概要
かつてパキスタンやスリランカ、バングラデシュ(東パキスタン)ともに英領インドであったインドでは、ルーツや宗教の異なる多数の民族が混在し、それぞれに個別の言語を話している。しかし、これでは公的な場での異なる民族同士の意思疎通に困難が生じるため、共通語として旧宗主国の言語たる英語が用いられている。しかしながら、この英語はヒンディー語などの土着語の影響を受けて大きく訛りを伴うものとなっており、国際標準語である英米の英語の話者にとっては、たとえネイティブであっても聞き取り困難なものとなっている。これがヒングリッシュである。似たような英語がパキスタンの上流階級やバングラデシュの高等教育の場でも用いられており、これらをインド英語と同系統の別の方言英語とみなすのか、インド英語のさらに下位の区分として「インド英語パキスタン方言」「インド英語ベンガル方言」のように言う(河内弁を「大阪弁東部方言」と言うようなイメージ)のかは言語学者により見解が異なっている。
別名
インド英語、英語インド方言など
特徴
英語、とりわけ基幹方言である容認発音は、一般に音韻が美しい言語であると言われ、国際的に行われるアンケートにおいては毎回フランス語やアラビア語、日本語と並んで上位を争う言語である。これは、子音が曖昧に消えて余韻を残し、鮮やかな母音が結合して耳に余韻が残りやすいために、妖艶でノスタルジックな雰囲気を残すという特徴に由来する(音節語である日本語やリエゾンにより子音が消失するフランス語やアラビア語が上位に来ているのも同様の理由)。

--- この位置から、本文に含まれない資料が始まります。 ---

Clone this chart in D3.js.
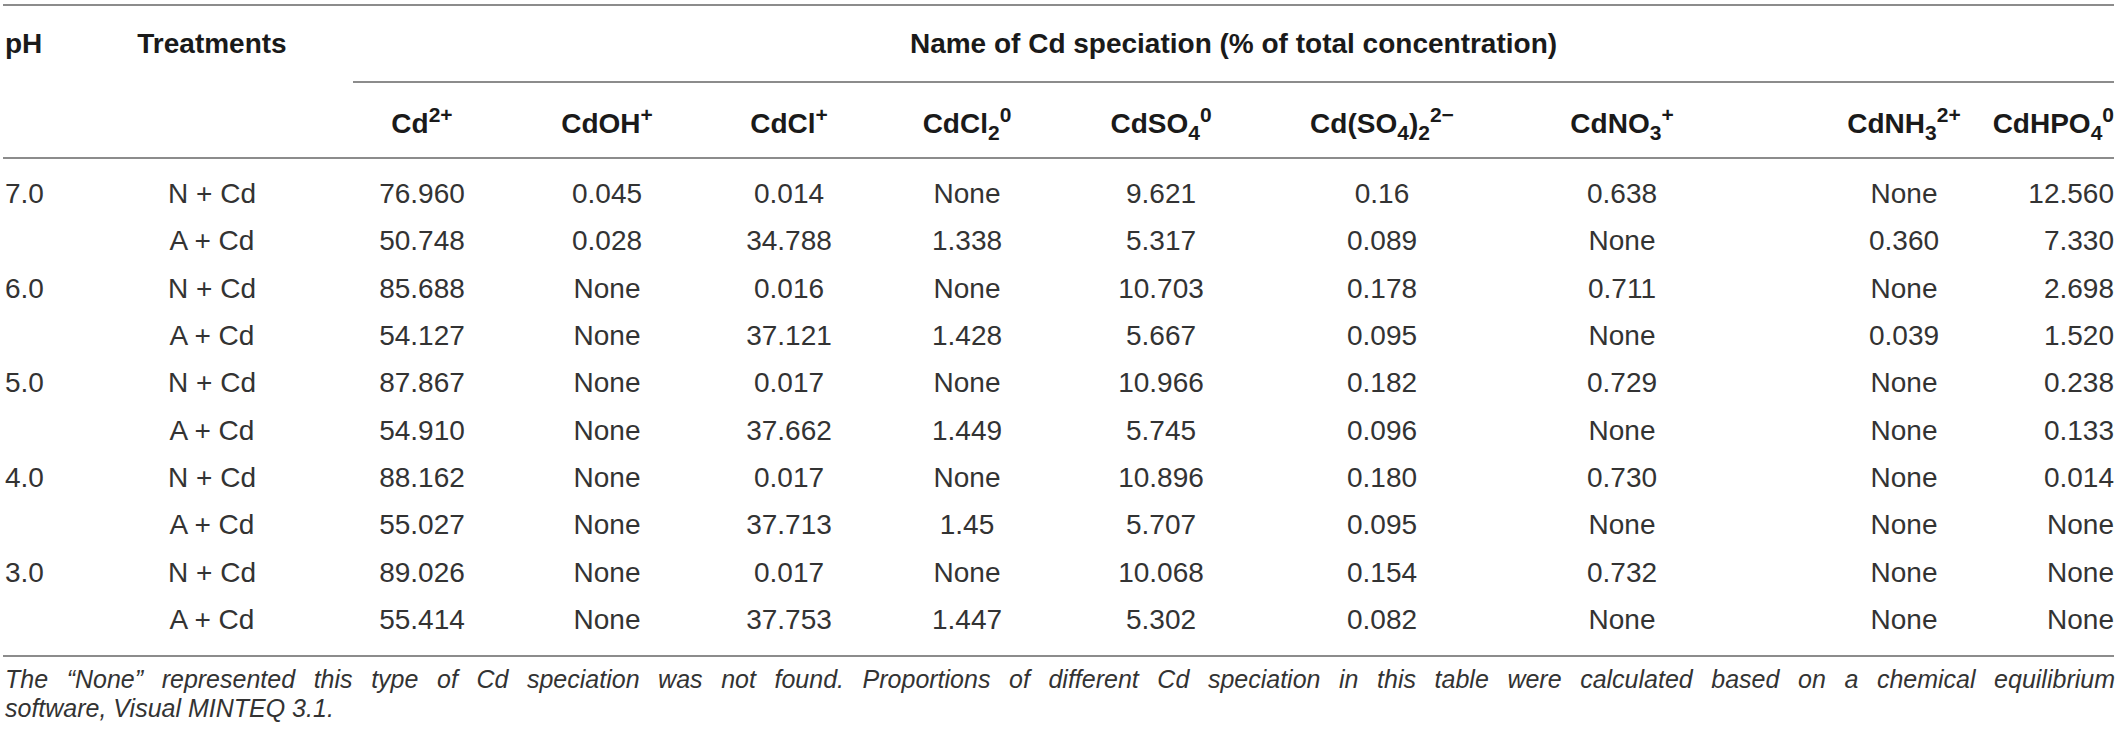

しかし、インド英語は本来曖昧化、もしくは消失する子音をはっきり発音する(例:Wednesday:ウェンズデー→ウェドゥネーズダイ)ため、まるでロシア語のような重苦しい音になり、一聞して英語であることすら判断しずらいものとなっている。同様の特徴はアメリカ英語、とりわけスペイン語訛りのテキサス方言やオクラホマ方言にも少なからずみられるものではあるものの、インド英語においてはアメリカ英語の比ではないほどにその特徴が先鋭化される。
一般に日本人などの非欧州圏の非ネイティブはピングリッシュやマングリッシュなどの方言英語の理解に苦しむと言われるが、インド英語は相当に英語に堪能な人であってもまず聞き取りできず、筆談を余儀なくされるほどに理解困難である。
ヒンディー語の影響で進行形を多用し、単純な現在形や過去形はまず用いられない。
例)
I have a donkey.(英)→I'm havin' ei donki.(印)
I thought that was terrible.(英)→I waz tyinkin' dhat bii-in' terribell.(印)
また、shopの代わりにshoppeを用いるなど、入植当時の古風な英語表現が残存している。
長幼の序ではなく出自に応じる身分制度を重んじる現地事情を反映して、"Would you~""Can you please~"などの敬語表現を完全に喪失しており、よほど格式高い場でもない限り使われることはない。ヒンディー語を経由して借用したサンスクリット語由来の語彙をふんだんに含むため、単語レベルでも理解困難なものが多い。
疑問系の倒置は行われず、語尾に「no?」もしくは「correct?」を付加することで表現する(例:Is he our new teacher? → Hii's awaar niu tiicheir, no?)。イメージとしては信州弁の「〜するしない」(例:そろそろ晩飯するしない?)に近いかもしれない。
地位
イギリス英語やアメリカ英語を標準に考える日本などの非英語圏の英語教育では、未だに訛りの強い誤った英語と評価されているが、21世紀現在、話者数は本場のイギリス英語を上回り、アメリカ英語に次いで二番目に多い話者数を有する英語方言になっている。今後、インドの経済発展に伴いいよいよその地位を向上させていくと考えられ、近い将来、英米の英語に代わって国際標準語の地位を獲得してもおかしくはない。若い世代は今のうちに慣れておくのが好ましい。